One of Oregon's critical revenue sources, the Oregon Lottery, could be in jeopardy.
Aging players, increasing competition from tribe-operated casinos and a shrinking retail base threaten to cut into revenue the state budget counts on, lottery director Barry Pack told the House Revenue Committee Tuesday.
The lottery, with over 3,900 retailers statewide, is projected to contribute nearly $1.2 billion to state coffers this biennium. About half of that goes to education, according to Pack's presentation. The rest would pay for economic development, parks and natural resources, and gambling addiction treatment.
Lottery sales took a hit 2007, when lawmakers passed a bill to ban smoking in bars, and the recession dealt it another blow, Pack said. Though sales have begun to recover, they haven't returned to pre-recession levels.
The biggest problem facing the state's lottery, Pack said, is one facing lottery programs throughout the nation: The players are getting older, and young people aren't as interested as lottery officials would like.
"They're looking for skill-based games, they're looking to play on their mobile devices," Pack said. "So I think one of the future revenue risks is how do we stay current with the player base, and how do we reach out across broader demographics to attract a different set of players than may be playing now?"
Between the state lottery and tribal casinos, Oregon has reached market saturation in terms of gambling, Pack said. And instead of asking current players to play more, the state is hoping to develop new games to lure in new customers.
"Any future growth is going to have to come from new product offerings," he said. "It's not just about bringing in more retailers, or being able to tap players for our current product offerings."
But Rep. Cliff Bentz, R-Ontario, worried that video lottery, which brings in 70 percent of the state's lottery revenue, amounts to a regressive tax.
According to data presented by Pack, 43 percent of percent of the state's new video lottery players make less than $40,000 a year, compared to 33 percent for Oregon adults overall.
"It looks as though we can anticipate if we continue this effort (video lottery), we'll consistently be taking half of lottery from people that are under $40,000 income," he said.
Meanwhile, the competition, especially from tribal casinos, is getting stiffer. Pack said the state expects lottery sales to drop $100 million a year when the Ilani Resort near La Center opens this spring.
A proposed casino in Jackson County and a potential Grand Ronde entertainment center in Wood Village could also cut into the state's earnings, he said.
Gentrification in the Portland area also poses challenges for the lottery: As older, spacious neighborhood bars are sold and torn down to make room for mixed-use developments, the bars and pubs that replace them have less room for the games, Pack said.
While the Oregon Lottery is losing retailers in Portland's urban core, some are moving to the suburbs, he said.
All of these factors contribute to uncertainty for the state lottery. "We just don't know what's going to happen," Pack said.

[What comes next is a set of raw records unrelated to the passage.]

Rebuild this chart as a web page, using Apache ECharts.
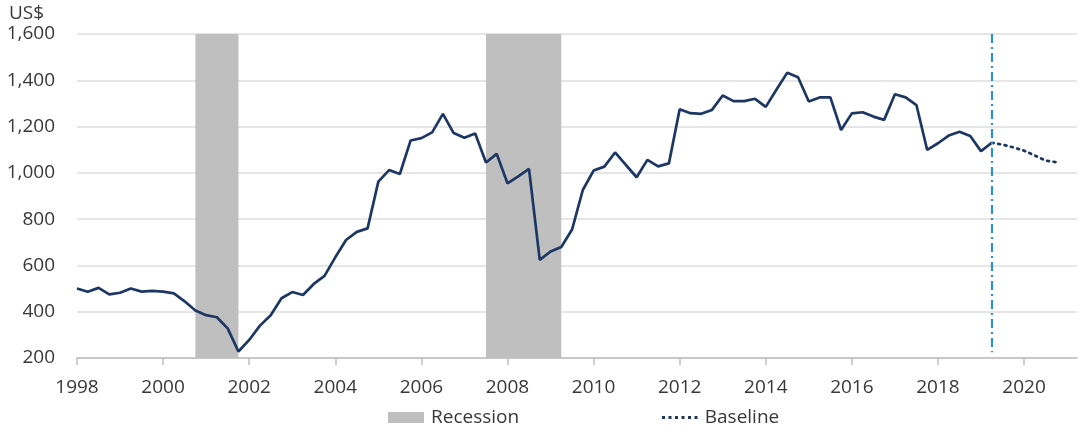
<!DOCTYPE html>
<html>
<head>
<meta charset="utf-8">
<script src="https://cdn.jsdelivr.net/npm/echarts@6/dist/echarts.min.js"></script>
<style>
html,body{margin:0;padding:0;background:#fff;}
#chart{width:1080px;height:434px;}
</style>
</head>
<body>
<div id="chart"></div>
<script>
// Quarterly data, first quarter = 1998Q1
var startYear = 1998;
var histValues = [
  500, 486, 503, 475,
  482, 500, 487, 490,
  487, 479, 445, 405,
  385, 376, 328, 228,
  278, 340, 385, 458,
  485, 472, 520, 555,
  635, 710, 745, 760,
  962, 1012, 995, 1140,
  1150, 1175, 1255, 1172,
  1152, 1170, 1045, 1082,
  955, 985, 1017, 624,
  660, 680, 755, 926,
  1010, 1027, 1088, 1034,
  981, 1056, 1028, 1041,
  1275, 1258, 1255, 1272,
  1334, 1310, 1310, 1320,
  1285, 1360, 1433, 1413,
  1308, 1326, 1326, 1185,
  1257, 1262, 1243, 1229,
  1340, 1326, 1293, 1099,
  1128, 1161, 1178, 1159,
  1094, 1130
];
// Baseline forecast, first quarter = 2019Q2
var forecastStart = 2019.25;
var forecastValues = [1130, 1122, 1110, 1096, 1075, 1053, 1046];
var recessions = [[2000.75, 2001.75], [2007.5, 2009.25]];
var forecastLineX = 2019.25;
var xTickYears = [1998, 2000, 2002, 2004, 2006, 2008, 2010, 2012, 2014, 2016, 2018, 2020];
var yTicks = [200, 400, 600, 800, 1000, 1200, 1400, 1600];

var histData = histValues.map(function (v, i) { return [startYear + i / 4, v]; });
var fcData = forecastValues.map(function (v, i) { return [forecastStart + i / 4, v]; });

var FONT = "'Open Sans', 'Noto Sans', sans-serif";
var TXT = '#383838';
var NAVY = '#1d3765';
var dotsIcon = 'path://M0,0h3v3h-3z M6.5,0h3v3h-3z M13,0h3v3h-3z M19.5,0h3v3h-3z M26,0h3v3h-3z M32.5,0h3v3h-3z';

var chart = echarts.init(document.getElementById('chart'));
chart.setOption({
  animation: false,
  backgroundColor: '#fff',
  textStyle: { fontFamily: FONT },
  grid: { left: 77, right: 3, top: 34, bottom: 76 },
  graphic: [{
    type: 'text', left: 9, top: 4,
    style: { text: 'US$', font: '19px ' + FONT, fill: TXT }
  }],
  legend: [{
    data: [{ name: 'Recession', icon: 'rect' }],
    left: 383, top: 403, itemWidth: 36, itemHeight: 11, itemGap: 0,
    textStyle: { fontSize: 19, color: TXT, fontFamily: FONT, padding: [0, 0, 0, 2] }
  }, {
    data: [{ name: 'Baseline', icon: dotsIcon, itemStyle: { color: NAVY } }],
    left: 657, top: 403, itemWidth: 36, itemHeight: 3, itemGap: 0,
    textStyle: { fontSize: 19, color: TXT, fontFamily: FONT, padding: [0, 0, 0, 2] }
  }],
  xAxis: {
    type: 'value', min: 1998, max: 2021.23,
    axisLine: { show: true, lineStyle: { color: '#bfbfbf', width: 1.5 } },
    axisTick: { show: true, customValues: xTickYears, length: 7, lineStyle: { color: '#bfbfbf', width: 1.5 } },
    axisLabel: {
      customValues: xTickYears, fontSize: 19, color: TXT, margin: 20, fontFamily: FONT,
      formatter: function (v) { return String(Math.round(v)); }
    },
    splitLine: { show: false }
  },
  yAxis: {
    type: 'value', min: 200, max: 1600, interval: 200,
    axisLine: { show: false },
    axisTick: { show: false },
    axisLabel: {
      fontSize: 19, color: TXT, margin: 22, fontFamily: FONT,
      formatter: function (v) { return v.toLocaleString('en-US'); }
    },
    splitLine: { lineStyle: { color: '#dedede', width: 1.5 } }
  },
  series: [{
    name: 'Recession', type: 'bar', data: [],
    itemStyle: { color: '#bfbfbf' }
  }, {
    name: 'History', type: 'line', data: histData,
    symbol: 'none', z: 3,
    lineStyle: { color: NAVY, width: 2.7 },
    markArea: {
      silent: true,
      itemStyle: { color: '#bfbfbf', opacity: 1 },
      data: recessions.map(function (r) { return [{ xAxis: r[0] }, { xAxis: r[1] }]; })
    }
  }, {
    name: 'Baseline', type: 'line', data: fcData,
    symbol: 'none', z: 3,
    itemStyle: { color: NAVY },
    lineStyle: { color: NAVY, width: 2.7, type: [2, 4.5], cap: 'round' },
    markLine: {
      silent: true, symbol: 'none',
      label: { show: false },
      lineStyle: { color: '#2f8fd2', width: 2.2, type: [9, 4, 2, 4] },
      data: [[{ coord: [forecastLineX, 1600] }, { coord: [forecastLineX, 225] }]]
    }
  }]
});
</script>
</body>
</html>
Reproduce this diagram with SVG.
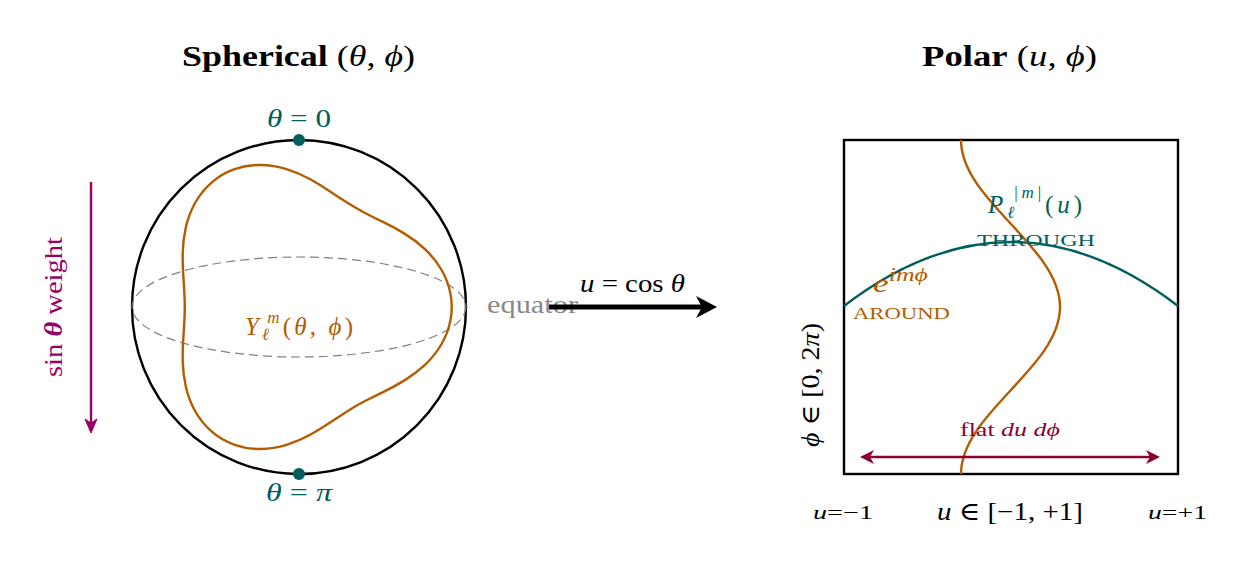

Rep. Greg Smith, R-Heppner, asked the director to look into the effects of decreasing the amount the lottery pays to players.
On average, video lottery games pay out as much as 94 percent of the time, Pack explained. Smith wondered how a decrease in this rate — maybe a decrease of 1 percentage point for a two-year period — would affect the lottery.
"During times of budget shortfall, what if you went from optimal to an 'A' performance?" he asked.
Pack said he wasn't sure, but warned that a decrease in payouts could hurt sales.
"We exist in a competitive marketplace," he said. "So if we're paying out more or less than our competitors, there's an impact to be felt."